Is one organic vision now prevailing?

    No, because it's not a zero-sum game. Farmers' markets are growing and so are organic food companies. While each might have a different approach, or even philosophy, the same consumer is shopping at both venues. Small farmers provide the heart and soul of the movement. The larger outlets provide the distribution muscle to bring the food to a bigger audience. The two camps often are at odds, but they need each other too.


What will readers get from the book?

    Well, I think it will be eye-opening to anyone curious about organic food. It may disabuse them of some assumptions, or raise new questions about what they're buying. What I hope is that readers will come away with a better appreciation of what it takes to be the "alternative," how challenging it is to follow an idealistic path in a pragmatic way. And how important consumers are to that process.


How did you get interested in the topic?

    I had been shopping at Whole Foods here in Washington, D.C., saw how successful the store was and bought the stock. It was the only stock I owned that weathered the dot-com bust. Only later did I realize that there was a story here one that was driving the stock higher. So I sold the shares, cutting any financial ties I had to the industry, then began the book project. It started with two simple questions: Where did organic food come from and why was I buying it?
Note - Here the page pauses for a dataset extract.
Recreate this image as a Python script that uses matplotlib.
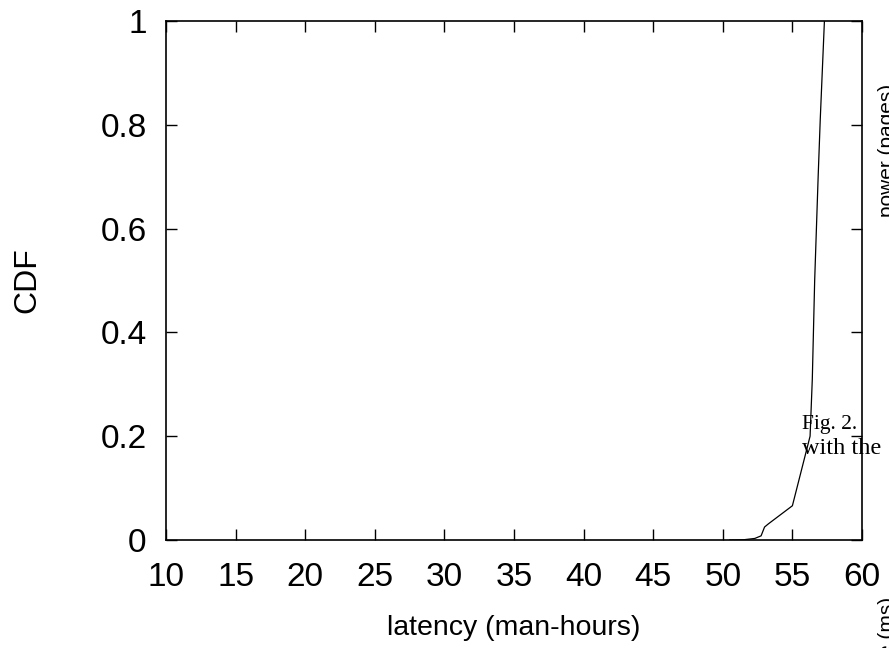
import matplotlib
matplotlib.use("Agg")
import matplotlib.pyplot as plt

latency = [50.5, 51.5, 52.3, 52.75, 53.0, 53.27, 55.0, 56.27, 56.43, 56.6, 56.85, 57.0, 57.3]
cdf = [0.0, 0.0005, 0.003, 0.008, 0.025, 0.031, 0.066, 0.2, 0.31, 0.5, 0.7, 0.81, 1.0]
xticks = [10, 15, 20, 25, 30, 35, 40, 45, 50, 55, 60]
yticks = [0, 0.2, 0.4, 0.6, 0.8, 1]
ytick_labels = ["0", "0.2", "0.4", "0.6", "0.8", "1"]

plt.rcParams['font.family'] = ['Liberation Sans', 'DejaVu Sans']

fig = plt.figure(figsize=(8.89, 6.48), dpi=100)
ax = fig.add_axes([166/889, 108/648, (862-166)/889, (540-21)/648])
ax.plot(latency, cdf, color='black', lw=0.9)
ax.set_xlim(10, 60)
ax.set_ylim(0, 1)
ax.set_xticks(xticks)
ax.set_yticks(yticks)
ax.set_yticklabels(ytick_labels)
ax.tick_params(direction='in', length=8, width=1, top=True, right=True,
               labelsize=24)
ax.tick_params(axis='x', pad=16)
ax.tick_params(axis='y', pad=14)
for s in ax.spines.values():
    s.set_linewidth(1.2)
ax.set_xlabel("latency (man-hours)", fontsize=20.5, labelpad=16)
ax.set_ylabel("CDF", fontsize=23, labelpad=42)

# stray overlapping text from the surrounding page
fig.text(802/889, 1 - 424/648, "Fig. 2.", family='Liberation Serif', fontsize=15.5,
         va='center', ha='left')
fig.text(802/889, 1 - 449/648, "with the", family='Liberation Serif', fontsize=17.5,
         va='center', ha='left')
fig.text(878/889, 1 - 150/648, "power (pages)", fontsize=15, rotation=90,
         va='center', ha='left')
fig.text(878/889, 1 - 597/648, "time (ms)", fontsize=15, rotation=90,
         va='top', ha='left')

fig.savefig("out.png", dpi=100)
Are you an organic farmer?

    The only direct experience I've had in agriculture was working in a tree planting co-op in northeast Washington State. This was 1980, just after I graduated from Reed College. My hair was longer then and the little Douglas Fir seedlings we planted are full-grown trees. Aside from that experience, I belong to a community garden on Capitol Hill and grow a lot of leafy greens and tomatoes – organically, of course. But I still shop at the farmers' market.


When is the book available?

    The book is out from Harcourt on April 10, 2006.